▸ Task goal
Write the entries below out again exactly; any picture in them stays out.

++++++++

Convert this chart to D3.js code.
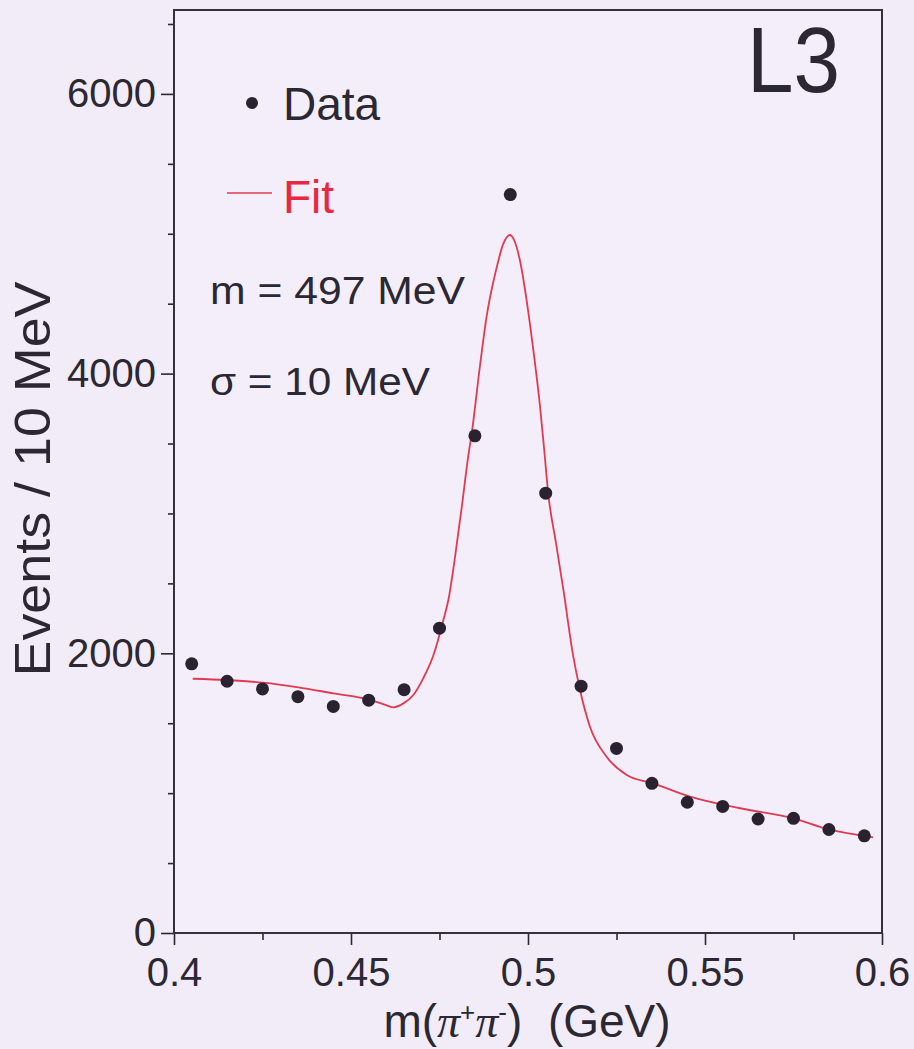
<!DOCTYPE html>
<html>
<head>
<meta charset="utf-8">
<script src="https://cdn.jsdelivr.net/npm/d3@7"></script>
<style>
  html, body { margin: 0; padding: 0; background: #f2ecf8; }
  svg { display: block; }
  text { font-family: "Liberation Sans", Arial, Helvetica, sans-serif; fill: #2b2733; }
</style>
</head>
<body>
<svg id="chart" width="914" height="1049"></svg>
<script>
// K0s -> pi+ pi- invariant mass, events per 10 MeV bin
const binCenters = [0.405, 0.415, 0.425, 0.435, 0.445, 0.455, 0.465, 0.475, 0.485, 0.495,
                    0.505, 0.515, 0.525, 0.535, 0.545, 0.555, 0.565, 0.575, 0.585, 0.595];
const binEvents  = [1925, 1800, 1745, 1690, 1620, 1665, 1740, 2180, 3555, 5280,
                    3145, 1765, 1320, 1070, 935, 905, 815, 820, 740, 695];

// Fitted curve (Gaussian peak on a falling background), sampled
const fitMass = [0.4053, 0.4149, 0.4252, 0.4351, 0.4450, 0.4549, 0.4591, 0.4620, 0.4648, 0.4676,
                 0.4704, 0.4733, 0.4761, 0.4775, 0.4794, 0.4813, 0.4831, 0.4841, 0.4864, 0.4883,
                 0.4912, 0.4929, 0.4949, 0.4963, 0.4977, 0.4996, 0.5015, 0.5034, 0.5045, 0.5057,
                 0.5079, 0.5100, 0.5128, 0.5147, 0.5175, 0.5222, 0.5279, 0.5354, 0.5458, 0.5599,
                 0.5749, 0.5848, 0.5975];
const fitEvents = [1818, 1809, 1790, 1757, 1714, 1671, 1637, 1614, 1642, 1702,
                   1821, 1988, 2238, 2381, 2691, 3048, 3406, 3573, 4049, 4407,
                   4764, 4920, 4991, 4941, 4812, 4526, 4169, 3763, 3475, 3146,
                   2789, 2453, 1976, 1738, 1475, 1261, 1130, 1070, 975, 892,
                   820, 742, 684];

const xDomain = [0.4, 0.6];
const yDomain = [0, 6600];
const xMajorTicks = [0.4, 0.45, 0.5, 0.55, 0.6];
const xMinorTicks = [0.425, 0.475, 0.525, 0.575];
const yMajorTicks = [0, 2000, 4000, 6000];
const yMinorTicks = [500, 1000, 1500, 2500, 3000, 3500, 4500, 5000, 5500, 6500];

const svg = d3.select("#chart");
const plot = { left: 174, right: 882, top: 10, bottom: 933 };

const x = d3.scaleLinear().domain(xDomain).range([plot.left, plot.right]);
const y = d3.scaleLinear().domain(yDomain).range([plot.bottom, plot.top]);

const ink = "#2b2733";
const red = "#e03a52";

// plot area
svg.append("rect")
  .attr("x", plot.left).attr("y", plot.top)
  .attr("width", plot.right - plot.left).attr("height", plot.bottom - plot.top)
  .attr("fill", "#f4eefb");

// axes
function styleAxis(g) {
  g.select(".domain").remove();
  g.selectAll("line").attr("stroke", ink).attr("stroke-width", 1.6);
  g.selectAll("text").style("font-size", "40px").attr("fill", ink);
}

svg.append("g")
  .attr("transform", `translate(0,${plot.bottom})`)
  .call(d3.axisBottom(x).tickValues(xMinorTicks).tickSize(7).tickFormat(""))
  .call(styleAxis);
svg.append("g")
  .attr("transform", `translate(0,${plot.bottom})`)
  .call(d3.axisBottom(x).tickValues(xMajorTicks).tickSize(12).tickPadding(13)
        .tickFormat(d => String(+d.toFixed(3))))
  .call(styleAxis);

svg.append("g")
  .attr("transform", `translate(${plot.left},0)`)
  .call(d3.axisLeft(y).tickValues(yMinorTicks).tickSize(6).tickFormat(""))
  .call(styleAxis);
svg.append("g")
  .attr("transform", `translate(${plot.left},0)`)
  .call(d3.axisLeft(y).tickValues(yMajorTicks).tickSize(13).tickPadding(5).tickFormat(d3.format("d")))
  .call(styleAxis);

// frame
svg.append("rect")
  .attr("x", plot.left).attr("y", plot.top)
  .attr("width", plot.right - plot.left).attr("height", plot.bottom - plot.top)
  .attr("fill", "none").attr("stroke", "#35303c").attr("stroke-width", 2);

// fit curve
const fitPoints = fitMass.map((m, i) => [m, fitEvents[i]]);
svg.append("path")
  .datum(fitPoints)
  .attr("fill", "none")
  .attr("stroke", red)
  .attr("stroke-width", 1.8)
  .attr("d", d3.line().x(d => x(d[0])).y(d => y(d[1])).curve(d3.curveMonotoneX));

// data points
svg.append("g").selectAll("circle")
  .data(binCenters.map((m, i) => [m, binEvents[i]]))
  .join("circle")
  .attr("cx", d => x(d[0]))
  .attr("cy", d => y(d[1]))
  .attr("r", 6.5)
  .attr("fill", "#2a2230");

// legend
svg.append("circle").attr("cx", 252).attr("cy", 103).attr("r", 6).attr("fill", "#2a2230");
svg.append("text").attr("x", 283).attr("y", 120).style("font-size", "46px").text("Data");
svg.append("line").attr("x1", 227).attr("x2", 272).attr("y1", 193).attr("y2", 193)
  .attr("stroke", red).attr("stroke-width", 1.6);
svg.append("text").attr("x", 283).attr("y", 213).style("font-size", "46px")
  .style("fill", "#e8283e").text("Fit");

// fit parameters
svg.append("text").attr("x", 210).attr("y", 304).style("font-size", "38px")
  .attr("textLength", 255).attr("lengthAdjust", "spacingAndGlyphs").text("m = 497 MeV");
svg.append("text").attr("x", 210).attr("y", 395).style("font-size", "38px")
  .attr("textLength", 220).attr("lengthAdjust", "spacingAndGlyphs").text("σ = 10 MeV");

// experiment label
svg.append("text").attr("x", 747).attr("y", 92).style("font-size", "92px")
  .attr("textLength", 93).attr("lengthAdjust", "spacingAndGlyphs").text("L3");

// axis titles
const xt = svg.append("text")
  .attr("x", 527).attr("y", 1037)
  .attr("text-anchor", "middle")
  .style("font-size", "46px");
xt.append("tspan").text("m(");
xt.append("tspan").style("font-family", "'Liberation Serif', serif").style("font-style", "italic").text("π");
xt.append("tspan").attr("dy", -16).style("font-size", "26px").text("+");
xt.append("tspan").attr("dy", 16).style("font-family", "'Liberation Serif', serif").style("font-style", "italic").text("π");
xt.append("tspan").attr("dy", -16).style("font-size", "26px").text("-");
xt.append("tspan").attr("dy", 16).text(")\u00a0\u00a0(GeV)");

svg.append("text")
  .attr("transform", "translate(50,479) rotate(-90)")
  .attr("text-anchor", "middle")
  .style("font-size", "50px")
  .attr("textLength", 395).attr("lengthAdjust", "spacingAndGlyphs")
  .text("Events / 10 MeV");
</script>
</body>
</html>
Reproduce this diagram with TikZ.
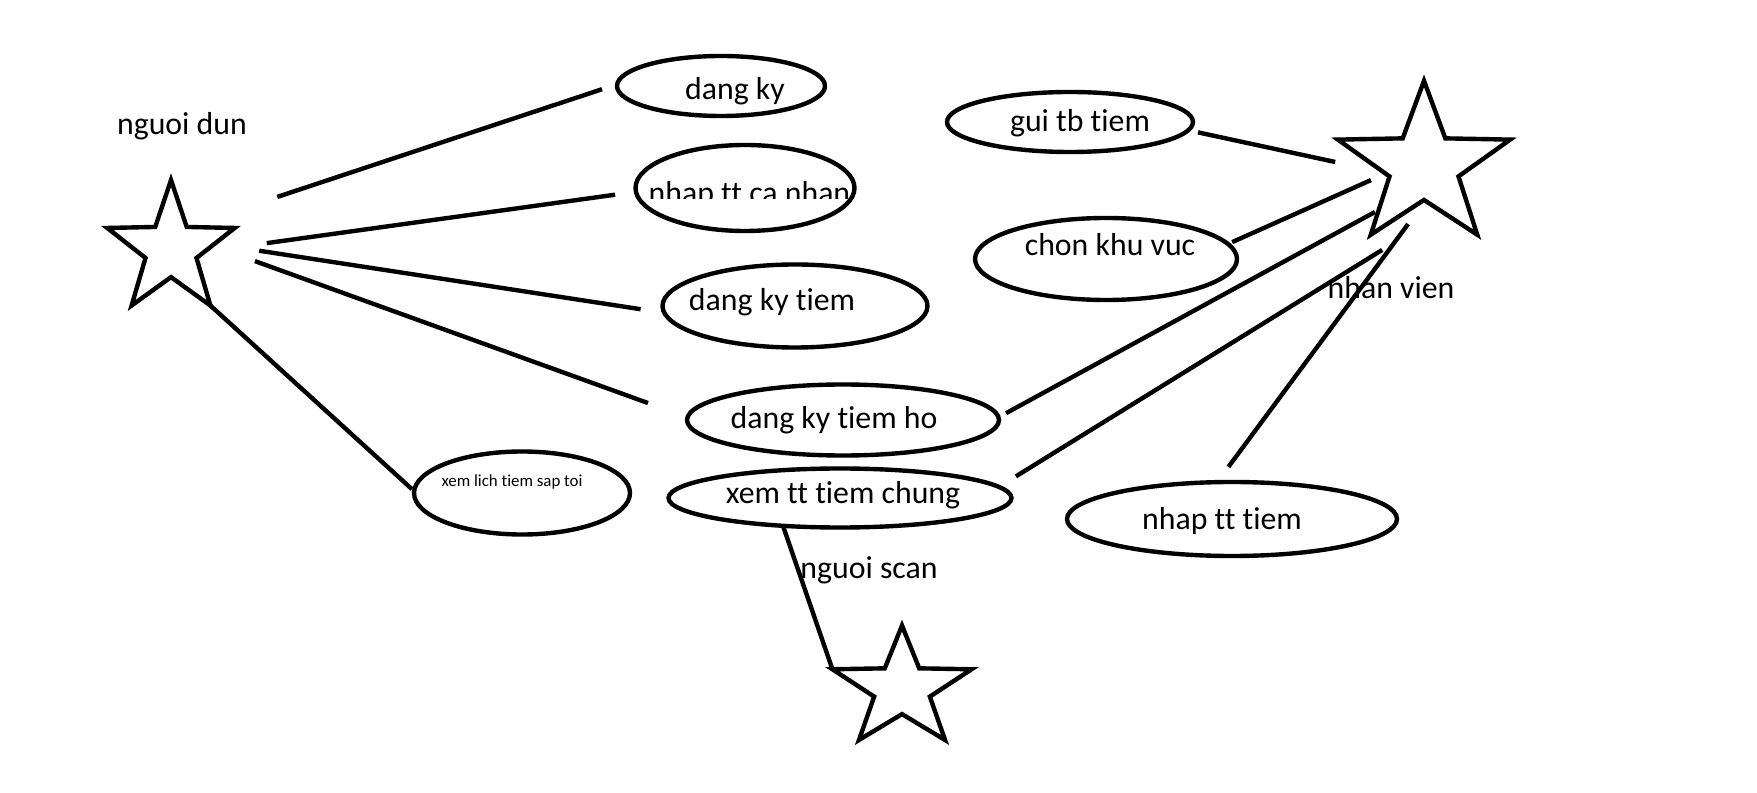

++++++++

▸ Task result
Convert this chart to D3.js code.
<!DOCTYPE html>
<html>
<head>
<meta charset="utf-8">
<script src="https://cdn.jsdelivr.net/npm/d3@7"></script>
<style>
  html, body { margin: 0; padding: 0; background: #f2ecf8; }
  svg { display: block; }
  text { font-family: "Liberation Sans", Arial, Helvetica, sans-serif; fill: #2b2733; }
</style>
</head>
<body>
<svg id="chart" width="914" height="1049"></svg>
<script>
// K0s -> pi+ pi- invariant mass, events per 10 MeV bin
const binCenters = [0.405, 0.415, 0.425, 0.435, 0.445, 0.455, 0.465, 0.475, 0.485, 0.495,
                    0.505, 0.515, 0.525, 0.535, 0.545, 0.555, 0.565, 0.575, 0.585, 0.595];
const binEvents  = [1925, 1800, 1745, 1690, 1620, 1665, 1740, 2180, 3555, 5280,
                    3145, 1765, 1320, 1070, 935, 905, 815, 820, 740, 695];

// Fitted curve (Gaussian peak on a falling background), sampled
const fitMass = [0.4053, 0.4149, 0.4252, 0.4351, 0.4450, 0.4549, 0.4591, 0.4620, 0.4648, 0.4676,
                 0.4704, 0.4733, 0.4761, 0.4775, 0.4794, 0.4813, 0.4831, 0.4841, 0.4864, 0.4883,
                 0.4912, 0.4929, 0.4949, 0.4963, 0.4977, 0.4996, 0.5015, 0.5034, 0.5045, 0.5057,
                 0.5079, 0.5100, 0.5128, 0.5147, 0.5175, 0.5222, 0.5279, 0.5354, 0.5458, 0.5599,
                 0.5749, 0.5848, 0.5975];
const fitEvents = [1818, 1809, 1790, 1757, 1714, 1671, 1637, 1614, 1642, 1702,
                   1821, 1988, 2238, 2381, 2691, 3048, 3406, 3573, 4049, 4407,
                   4764, 4920, 4991, 4941, 4812, 4526, 4169, 3763, 3475, 3146,
                   2789, 2453, 1976, 1738, 1475, 1261, 1130, 1070, 975, 892,
                   820, 742, 684];

const xDomain = [0.4, 0.6];
const yDomain = [0, 6600];
const xMajorTicks = [0.4, 0.45, 0.5, 0.55, 0.6];
const xMinorTicks = [0.425, 0.475, 0.525, 0.575];
const yMajorTicks = [0, 2000, 4000, 6000];
const yMinorTicks = [500, 1000, 1500, 2500, 3000, 3500, 4500, 5000, 5500, 6500];

const svg = d3.select("#chart");
const plot = { left: 174, right: 882, top: 10, bottom: 933 };

const x = d3.scaleLinear().domain(xDomain).range([plot.left, plot.right]);
const y = d3.scaleLinear().domain(yDomain).range([plot.bottom, plot.top]);

const ink = "#2b2733";
const red = "#e03a52";

// plot area
svg.append("rect")
  .attr("x", plot.left).attr("y", plot.top)
  .attr("width", plot.right - plot.left).attr("height", plot.bottom - plot.top)
  .attr("fill", "#f4eefb");

// axes
function styleAxis(g) {
  g.select(".domain").remove();
  g.selectAll("line").attr("stroke", ink).attr("stroke-width", 1.6);
  g.selectAll("text").style("font-size", "40px").attr("fill", ink);
}

svg.append("g")
  .attr("transform", `translate(0,${plot.bottom})`)
  .call(d3.axisBottom(x).tickValues(xMinorTicks).tickSize(7).tickFormat(""))
  .call(styleAxis);
svg.append("g")
  .attr("transform", `translate(0,${plot.bottom})`)
  .call(d3.axisBottom(x).tickValues(xMajorTicks).tickSize(12).tickPadding(13)
        .tickFormat(d => String(+d.toFixed(3))))
  .call(styleAxis);

svg.append("g")
  .attr("transform", `translate(${plot.left},0)`)
  .call(d3.axisLeft(y).tickValues(yMinorTicks).tickSize(6).tickFormat(""))
  .call(styleAxis);
svg.append("g")
  .attr("transform", `translate(${plot.left},0)`)
  .call(d3.axisLeft(y).tickValues(yMajorTicks).tickSize(13).tickPadding(5).tickFormat(d3.format("d")))
  .call(styleAxis);

// frame
svg.append("rect")
  .attr("x", plot.left).attr("y", plot.top)
  .attr("width", plot.right - plot.left).attr("height", plot.bottom - plot.top)
  .attr("fill", "none").attr("stroke", "#35303c").attr("stroke-width", 2);

// fit curve
const fitPoints = fitMass.map((m, i) => [m, fitEvents[i]]);
svg.append("path")
  .datum(fitPoints)
  .attr("fill", "none")
  .attr("stroke", red)
  .attr("stroke-width", 1.8)
  .attr("d", d3.line().x(d => x(d[0])).y(d => y(d[1])).curve(d3.curveMonotoneX));

// data points
svg.append("g").selectAll("circle")
  .data(binCenters.map((m, i) => [m, binEvents[i]]))
  .join("circle")
  .attr("cx", d => x(d[0]))
  .attr("cy", d => y(d[1]))
  .attr("r", 6.5)
  .attr("fill", "#2a2230");

// legend
svg.append("circle").attr("cx", 252).attr("cy", 103).attr("r", 6).attr("fill", "#2a2230");
svg.append("text").attr("x", 283).attr("y", 120).style("font-size", "46px").text("Data");
svg.append("line").attr("x1", 227).attr("x2", 272).attr("y1", 193).attr("y2", 193)
  .attr("stroke", red).attr("stroke-width", 1.6);
svg.append("text").attr("x", 283).attr("y", 213).style("font-size", "46px")
  .style("fill", "#e8283e").text("Fit");

// fit parameters
svg.append("text").attr("x", 210).attr("y", 304).style("font-size", "38px")
  .attr("textLength", 255).attr("lengthAdjust", "spacingAndGlyphs").text("m = 497 MeV");
svg.append("text").attr("x", 210).attr("y", 395).style("font-size", "38px")
  .attr("textLength", 220).attr("lengthAdjust", "spacingAndGlyphs").text("σ = 10 MeV");

// experiment label
svg.append("text").attr("x", 747).attr("y", 92).style("font-size", "92px")
  .attr("textLength", 93).attr("lengthAdjust", "spacingAndGlyphs").text("L3");

// axis titles
const xt = svg.append("text")
  .attr("x", 527).attr("y", 1037)
  .attr("text-anchor", "middle")
  .style("font-size", "46px");
xt.append("tspan").text("m(");
xt.append("tspan").style("font-family", "'Liberation Serif', serif").style("font-style", "italic").text("π");
xt.append("tspan").attr("dy", -16).style("font-size", "26px").text("+");
xt.append("tspan").attr("dy", 16).style("font-family", "'Liberation Serif', serif").style("font-style", "italic").text("π");
xt.append("tspan").attr("dy", -16).style("font-size", "26px").text("-");
xt.append("tspan").attr("dy", 16).text(")\u00a0\u00a0(GeV)");

svg.append("text")
  .attr("transform", "translate(50,479) rotate(-90)")
  .attr("text-anchor", "middle")
  .style("font-size", "50px")
  .attr("textLength", 395).attr("lengthAdjust", "spacingAndGlyphs")
  .text("Events / 10 MeV");
</script>
</body>
</html>
Reproduce this diagram with TikZ.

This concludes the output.